- _Work to be completed_: Copy out the listing in full, exactly as written, but not its pictures.

- _Dataset section_:
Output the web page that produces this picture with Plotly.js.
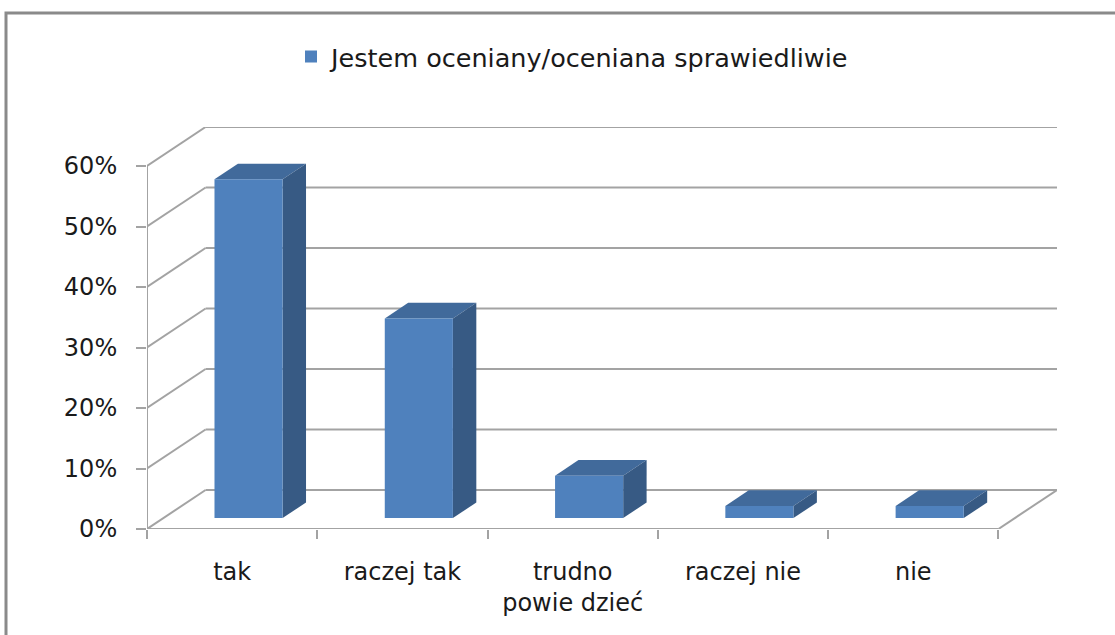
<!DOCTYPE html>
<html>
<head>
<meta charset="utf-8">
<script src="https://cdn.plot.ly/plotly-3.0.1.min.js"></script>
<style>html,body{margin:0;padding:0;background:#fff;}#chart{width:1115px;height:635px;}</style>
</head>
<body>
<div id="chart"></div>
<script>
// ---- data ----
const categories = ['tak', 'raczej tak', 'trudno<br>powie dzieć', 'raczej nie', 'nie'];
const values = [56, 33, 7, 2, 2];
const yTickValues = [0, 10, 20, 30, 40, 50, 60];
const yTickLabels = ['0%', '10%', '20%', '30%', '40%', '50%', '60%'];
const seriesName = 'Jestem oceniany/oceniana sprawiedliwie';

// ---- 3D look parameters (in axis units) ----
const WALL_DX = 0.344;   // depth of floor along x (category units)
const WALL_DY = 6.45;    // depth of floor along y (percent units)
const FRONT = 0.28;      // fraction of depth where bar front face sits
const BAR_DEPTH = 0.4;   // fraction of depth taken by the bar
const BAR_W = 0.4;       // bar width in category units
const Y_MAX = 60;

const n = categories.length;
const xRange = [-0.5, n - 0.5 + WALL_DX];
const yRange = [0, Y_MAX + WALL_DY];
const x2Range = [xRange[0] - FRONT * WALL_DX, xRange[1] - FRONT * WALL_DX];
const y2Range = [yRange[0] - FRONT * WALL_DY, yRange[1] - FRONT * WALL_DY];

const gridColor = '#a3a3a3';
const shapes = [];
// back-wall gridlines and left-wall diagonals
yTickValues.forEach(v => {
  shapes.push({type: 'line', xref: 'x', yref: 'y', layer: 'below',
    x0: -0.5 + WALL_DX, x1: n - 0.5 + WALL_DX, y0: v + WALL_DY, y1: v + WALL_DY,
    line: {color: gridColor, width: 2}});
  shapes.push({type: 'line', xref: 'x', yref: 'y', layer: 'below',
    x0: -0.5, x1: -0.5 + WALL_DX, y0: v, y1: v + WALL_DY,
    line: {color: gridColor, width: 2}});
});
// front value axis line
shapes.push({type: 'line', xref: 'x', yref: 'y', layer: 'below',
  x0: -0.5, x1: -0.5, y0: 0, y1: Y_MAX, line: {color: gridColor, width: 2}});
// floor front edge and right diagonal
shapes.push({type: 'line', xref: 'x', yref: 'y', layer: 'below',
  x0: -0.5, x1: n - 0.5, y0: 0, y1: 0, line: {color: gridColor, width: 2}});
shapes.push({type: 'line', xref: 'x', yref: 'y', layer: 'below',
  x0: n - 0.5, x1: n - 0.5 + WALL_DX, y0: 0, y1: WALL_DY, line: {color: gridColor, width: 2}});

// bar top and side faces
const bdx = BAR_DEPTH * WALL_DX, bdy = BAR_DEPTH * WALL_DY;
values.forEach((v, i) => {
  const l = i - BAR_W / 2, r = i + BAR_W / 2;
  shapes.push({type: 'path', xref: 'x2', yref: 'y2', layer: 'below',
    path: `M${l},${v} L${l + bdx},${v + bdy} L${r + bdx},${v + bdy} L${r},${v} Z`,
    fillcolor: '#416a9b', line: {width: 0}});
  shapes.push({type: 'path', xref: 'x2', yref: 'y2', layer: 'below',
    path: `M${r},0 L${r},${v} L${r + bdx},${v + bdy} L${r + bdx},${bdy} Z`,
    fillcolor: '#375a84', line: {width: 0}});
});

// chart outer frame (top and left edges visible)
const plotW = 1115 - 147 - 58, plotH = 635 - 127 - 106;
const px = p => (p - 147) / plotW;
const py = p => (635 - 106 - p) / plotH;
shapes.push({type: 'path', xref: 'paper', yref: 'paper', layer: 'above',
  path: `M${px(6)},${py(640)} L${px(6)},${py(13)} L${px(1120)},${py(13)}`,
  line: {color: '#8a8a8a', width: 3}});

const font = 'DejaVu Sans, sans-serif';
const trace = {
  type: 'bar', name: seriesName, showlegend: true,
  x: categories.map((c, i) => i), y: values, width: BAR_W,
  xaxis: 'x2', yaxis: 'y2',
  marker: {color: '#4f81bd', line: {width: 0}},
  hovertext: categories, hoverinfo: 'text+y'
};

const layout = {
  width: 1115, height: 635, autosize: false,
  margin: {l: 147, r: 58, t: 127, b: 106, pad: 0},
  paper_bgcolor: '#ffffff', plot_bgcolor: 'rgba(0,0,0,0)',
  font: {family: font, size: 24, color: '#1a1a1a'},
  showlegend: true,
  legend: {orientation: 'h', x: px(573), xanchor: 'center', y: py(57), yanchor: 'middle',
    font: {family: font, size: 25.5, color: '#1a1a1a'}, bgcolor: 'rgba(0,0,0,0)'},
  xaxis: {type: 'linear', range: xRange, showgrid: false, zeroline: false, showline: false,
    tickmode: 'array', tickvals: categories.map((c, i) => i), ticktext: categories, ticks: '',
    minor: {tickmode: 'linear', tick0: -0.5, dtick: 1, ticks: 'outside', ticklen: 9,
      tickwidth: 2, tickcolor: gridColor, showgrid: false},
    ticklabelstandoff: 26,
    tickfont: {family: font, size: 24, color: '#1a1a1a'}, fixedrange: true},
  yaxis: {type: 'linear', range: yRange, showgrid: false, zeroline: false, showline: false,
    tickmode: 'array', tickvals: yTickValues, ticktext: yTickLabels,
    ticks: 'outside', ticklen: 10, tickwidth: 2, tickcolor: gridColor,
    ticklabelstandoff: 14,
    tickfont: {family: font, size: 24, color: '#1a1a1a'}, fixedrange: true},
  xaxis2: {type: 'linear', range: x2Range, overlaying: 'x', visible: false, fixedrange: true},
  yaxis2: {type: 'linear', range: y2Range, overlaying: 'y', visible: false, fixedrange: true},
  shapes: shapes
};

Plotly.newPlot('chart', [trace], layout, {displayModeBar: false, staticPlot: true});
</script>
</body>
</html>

- _Full answer_:
Output the web page that produces this picture with Plotly.js.
<!DOCTYPE html>
<html>
<head>
<meta charset="utf-8">
<script src="https://cdn.plot.ly/plotly-3.0.1.min.js"></script>
<style>html,body{margin:0;padding:0;background:#fff;}#chart{width:1115px;height:635px;}</style>
</head>
<body>
<div id="chart"></div>
<script>
// ---- data ----
const categories = ['tak', 'raczej tak', 'trudno<br>powie dzieć', 'raczej nie', 'nie'];
const values = [56, 33, 7, 2, 2];
const yTickValues = [0, 10, 20, 30, 40, 50, 60];
const yTickLabels = ['0%', '10%', '20%', '30%', '40%', '50%', '60%'];
const seriesName = 'Jestem oceniany/oceniana sprawiedliwie';

// ---- 3D look parameters (in axis units) ----
const WALL_DX = 0.344;   // depth of floor along x (category units)
const WALL_DY = 6.45;    // depth of floor along y (percent units)
const FRONT = 0.28;      // fraction of depth where bar front face sits
const BAR_DEPTH = 0.4;   // fraction of depth taken by the bar
const BAR_W = 0.4;       // bar width in category units
const Y_MAX = 60;

const n = categories.length;
const xRange = [-0.5, n - 0.5 + WALL_DX];
const yRange = [0, Y_MAX + WALL_DY];
const x2Range = [xRange[0] - FRONT * WALL_DX, xRange[1] - FRONT * WALL_DX];
const y2Range = [yRange[0] - FRONT * WALL_DY, yRange[1] - FRONT * WALL_DY];

const gridColor = '#a3a3a3';
const shapes = [];
// back-wall gridlines and left-wall diagonals
yTickValues.forEach(v => {
  shapes.push({type: 'line', xref: 'x', yref: 'y', layer: 'below',
    x0: -0.5 + WALL_DX, x1: n - 0.5 + WALL_DX, y0: v + WALL_DY, y1: v + WALL_DY,
    line: {color: gridColor, width: 2}});
  shapes.push({type: 'line', xref: 'x', yref: 'y', layer: 'below',
    x0: -0.5, x1: -0.5 + WALL_DX, y0: v, y1: v + WALL_DY,
    line: {color: gridColor, width: 2}});
});
// front value axis line
shapes.push({type: 'line', xref: 'x', yref: 'y', layer: 'below',
  x0: -0.5, x1: -0.5, y0: 0, y1: Y_MAX, line: {color: gridColor, width: 2}});
// floor front edge and right diagonal
shapes.push({type: 'line', xref: 'x', yref: 'y', layer: 'below',
  x0: -0.5, x1: n - 0.5, y0: 0, y1: 0, line: {color: gridColor, width: 2}});
shapes.push({type: 'line', xref: 'x', yref: 'y', layer: 'below',
  x0: n - 0.5, x1: n - 0.5 + WALL_DX, y0: 0, y1: WALL_DY, line: {color: gridColor, width: 2}});

// bar top and side faces
const bdx = BAR_DEPTH * WALL_DX, bdy = BAR_DEPTH * WALL_DY;
values.forEach((v, i) => {
  const l = i - BAR_W / 2, r = i + BAR_W / 2;
  shapes.push({type: 'path', xref: 'x2', yref: 'y2', layer: 'below',
    path: `M${l},${v} L${l + bdx},${v + bdy} L${r + bdx},${v + bdy} L${r},${v} Z`,
    fillcolor: '#416a9b', line: {width: 0}});
  shapes.push({type: 'path', xref: 'x2', yref: 'y2', layer: 'below',
    path: `M${r},0 L${r},${v} L${r + bdx},${v + bdy} L${r + bdx},${bdy} Z`,
    fillcolor: '#375a84', line: {width: 0}});
});

// chart outer frame (top and left edges visible)
const plotW = 1115 - 147 - 58, plotH = 635 - 127 - 106;
const px = p => (p - 147) / plotW;
const py = p => (635 - 106 - p) / plotH;
shapes.push({type: 'path', xref: 'paper', yref: 'paper', layer: 'above',
  path: `M${px(6)},${py(640)} L${px(6)},${py(13)} L${px(1120)},${py(13)}`,
  line: {color: '#8a8a8a', width: 3}});

const font = 'DejaVu Sans, sans-serif';
const trace = {
  type: 'bar', name: seriesName, showlegend: true,
  x: categories.map((c, i) => i), y: values, width: BAR_W,
  xaxis: 'x2', yaxis: 'y2',
  marker: {color: '#4f81bd', line: {width: 0}},
  hovertext: categories, hoverinfo: 'text+y'
};

const layout = {
  width: 1115, height: 635, autosize: false,
  margin: {l: 147, r: 58, t: 127, b: 106, pad: 0},
  paper_bgcolor: '#ffffff', plot_bgcolor: 'rgba(0,0,0,0)',
  font: {family: font, size: 24, color: '#1a1a1a'},
  showlegend: true,
  legend: {orientation: 'h', x: px(573), xanchor: 'center', y: py(57), yanchor: 'middle',
    font: {family: font, size: 25.5, color: '#1a1a1a'}, bgcolor: 'rgba(0,0,0,0)'},
  xaxis: {type: 'linear', range: xRange, showgrid: false, zeroline: false, showline: false,
    tickmode: 'array', tickvals: categories.map((c, i) => i), ticktext: categories, ticks: '',
    minor: {tickmode: 'linear', tick0: -0.5, dtick: 1, ticks: 'outside', ticklen: 9,
      tickwidth: 2, tickcolor: gridColor, showgrid: false},
    ticklabelstandoff: 26,
    tickfont: {family: font, size: 24, color: '#1a1a1a'}, fixedrange: true},
  yaxis: {type: 'linear', range: yRange, showgrid: false, zeroline: false, showline: false,
    tickmode: 'array', tickvals: yTickValues, ticktext: yTickLabels,
    ticks: 'outside', ticklen: 10, tickwidth: 2, tickcolor: gridColor,
    ticklabelstandoff: 14,
    tickfont: {family: font, size: 24, color: '#1a1a1a'}, fixedrange: true},
  xaxis2: {type: 'linear', range: x2Range, overlaying: 'x', visible: false, fixedrange: true},
  yaxis2: {type: 'linear', range: y2Range, overlaying: 'y', visible: false, fixedrange: true},
  shapes: shapes
};

Plotly.newPlot('chart', [trace], layout, {displayModeBar: false, staticPlot: true});
</script>
</body>
</html>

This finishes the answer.